I’m new to driver and windows programming and I have some doubts about a project I'm doing. I’m developing a minifilter driver to redirect all create, open and write operations of a local file to a shared one. For example:
I want to redirect all the operations mentioned above from C:\tmp\foo.txt to D:\dir\foo.txt.
After looking the microsoft examples and another posts trying to do some redirections like me I arrived to the conclusion that I should use STATUS_REPARSE. Is this the correct approach or should I use a different method?

Actually I know it works for the IRP_MJ_CREATE, but will it work with write and delete operations or should I use a different method?

Thank you for any help.

Comments

  • rod_widdowsonrod_widdowson Member - All Emails Posts: 1,045

    I’m new to driver and windows programming

    Two learning cliffs for the price of one.

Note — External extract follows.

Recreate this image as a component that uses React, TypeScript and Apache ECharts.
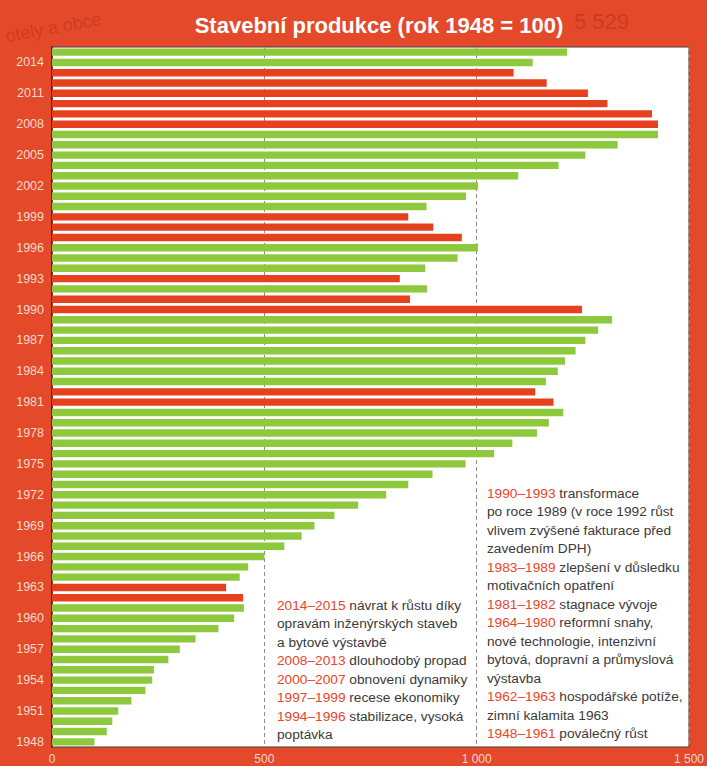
import React, { useEffect, useRef } from "react";
import * as echarts from "echarts";

const years: string[] = [];
for (let y = 1948; y <= 2015; y++) years.push(String(y));

// Stavební produkce, index 1948 = 100 (1948 .. 2015)
const values: number[] = [
  100, 129, 142, 156, 187, 220, 236, 240, 274, 301, // 1948-1957
  338, 392, 429, 452, 450, 410, 442, 462, 500, 547, // 1958-1967
  588, 618, 665, 721, 787, 839, 896, 974, 1041, 1084, // 1968-1977
  1142, 1170, 1204, 1181, 1138, 1163, 1191, 1208, 1233, 1256, // 1978-1987
  1286, 1319, 1248, 843, 883, 819, 879, 955, 1003, 965, // 1988-1997
  898, 839, 882, 975, 1003, 1098, 1193, 1256, 1332, 1427, // 1998-2007
  1427, 1413, 1308, 1262, 1165, 1087, 1132, 1213, // 2008-2015
];

// years drawn in red (decline)
const declineYears: number[] = [
  1962, 1963, 1981, 1982, 1990, 1991, 1993, 1997, 1998, 1999,
  2008, 2009, 2010, 2011, 2012, 2013,
];

const xTicks: number[] = [0, 500, 1000, 1500];

const notesLeft: [string, string][] = [
  ["2014–2015", " návrat k růstu díky"],
  ["", "opravám inženýrských staveb"],
  ["", "a bytové výstavbě"],
  ["2008–2013", " dlouhodobý propad"],
  ["2000–2007", " obnovení dynamiky"],
  ["1997–1999", " recese ekonomiky"],
  ["1994–1996", " stabilizace, vysoká"],
  ["", "poptávka"],
];

const notesRight: [string, string][] = [
  ["1990–1993", " transformace"],
  ["", "po roce 1989 (v roce 1992 růst"],
  ["", "vlivem zvýšené fakturace před"],
  ["", "zavedením DPH)"],
  ["1983–1989", " zlepšení v důsledku"],
  ["", "motivačních opatření"],
  ["1981–1982", " stagnace vývoje"],
  ["1964–1980", " reformní snahy,"],
  ["", "nové technologie, intenzivní"],
  ["", "bytová, dopravní a průmyslová"],
  ["", "výstavba"],
  ["1962–1963", " hospodářské potíže,"],
  ["", "zimní kalamita 1963"],
  ["1948–1961", " poválečný růst"],
];

const BG = "#e4492a";
const GREEN = "#8dc83d";
const RED = "#e5411e";
const NOTE_RED = "#e8452a";
const FONT = "'Liberation Sans Narrow', 'Liberation Sans', Arial, sans-serif";
const NOTE_SIZE = 13.7;

function noteText(lines: [string, string][]) {
  return lines
    .map(([a, b]) => (a ? `{r|${a}}{t|${b}}` : `{t|${b}}`))
    .join("\n");
}

export default function App() {
  const ref = useRef<HTMLDivElement>(null);
  useEffect(() => {
    document.body.style.margin = "0";
    const chart = echarts.init(ref.current!, undefined, { renderer: "svg" });
    const noteRich = {
      r: { fill: NOTE_RED, fontSize: NOTE_SIZE, fontFamily: FONT, lineHeight: 18.5 },
      t: { fill: "#3a3a3a", fontSize: NOTE_SIZE, fontFamily: FONT, lineHeight: 18.5 },
    };
    chart.setOption({
      animation: false,
      backgroundColor: BG,
      title: {
        text: "Stavební produkce (rok 1948 = 100)",
        left: 374,
        textAlign: "center",
        top: 9,
        textStyle: {
          color: "#ffffff",
          fontSize: 22,
          fontWeight: "bold",
          fontFamily: FONT,
        },
      },
      grid: {
        left: 52,
        top: 47,
        right: 11,
        bottom: 19,
        show: true,
        backgroundColor: "#ffffff",
        borderColor: "#4a3a36",
        borderWidth: 1,
      },
      xAxis: {
        type: "value",
        min: xTicks[0],
        max: xTicks[xTicks.length - 1],
        interval: xTicks[1] - xTicks[0],
        axisLine: { show: false },
        axisTick: { show: false },
        axisLabel: {
          color: "#f5d9cc",
          fontSize: 12,
          fontFamily: FONT,
          margin: 6,
          formatter: (v: number) => String(v).replace(/\B(?=(\d{3})+(?!\d))/g, " "),
        },
        splitLine: {
          show: true,
          lineStyle: { color: "#8a8a8a", type: [4, 3], width: 1 },
        },
      },
      yAxis: {
        type: "category",
        data: years,
        axisLine: { show: true, lineStyle: { color: "#3a2a26", width: 1.5 } },
        axisTick: { show: false },
        axisLabel: {
          color: "#f5d9cc",
          fontSize: 12.5,
          fontFamily: FONT,
          margin: 8,
          interval: (i: number) => i % 3 === 0,
        },
        splitLine: { show: false },
      },
      series: [
        {
          type: "bar",
          data: values,
          barCategoryGap: "28%",
          itemStyle: {
            color: (p: any) =>
              declineYears.includes(Number(years[p.dataIndex])) ? RED : GREEN,
          },
        },
      ],
      graphic: [
        {
          type: "text",
          left: 574,
          top: 10,
          silent: true,
          style: {
            text: "5 529",
            fill: "rgba(150,30,10,0.35)",
            fontSize: 22,
            fontFamily: FONT,
          },
        },
        {
          type: "text",
          left: 4,
          top: 10,
          rotation: 0.18,
          silent: true,
          style: {
            text: "otely a obce",
            fill: "rgba(150,30,10,0.3)",
            fontSize: 18,
            fontFamily: FONT,
          },
        },
        {
          type: "text",
          left: 277,
          top: 596,
          silent: true,
          style: {
            text: noteText(notesLeft),
            rich: noteRich,
            fontSize: NOTE_SIZE,
            fontFamily: FONT,
            lineHeight: 18.5,
            fill: "#3a3a3a",
          },
        },
        {
          type: "text",
          left: 487,
          top: 484,
          silent: true,
          style: {
            text: noteText(notesRight),
            rich: noteRich,
            fontSize: NOTE_SIZE,
            fontFamily: FONT,
            lineHeight: 18.5,
            fill: "#3a3a3a",
          },
        },
      ],
    });
    return () => chart.dispose();
  }, []);
  return (
    <div
      ref={ref}
      style={{ position: "fixed", left: 0, top: 0, width: 707, height: 766 }}
    />
  );
}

Three if you include Windows File systems as being as complicated again as windows device drivers. Good luck.

    Actually I know it works for the IRP_MJ_CREATE, but will it work with write and delete operations or should I use a different method?

    Once the file has been opened that's it. The read/write/delete operations go to the file object and it doesn't care what the name is.
     
    Which is the right way to go? Without knowing your requirements in detail we cannot say, but for a first project doing reparse is relatively easy approach.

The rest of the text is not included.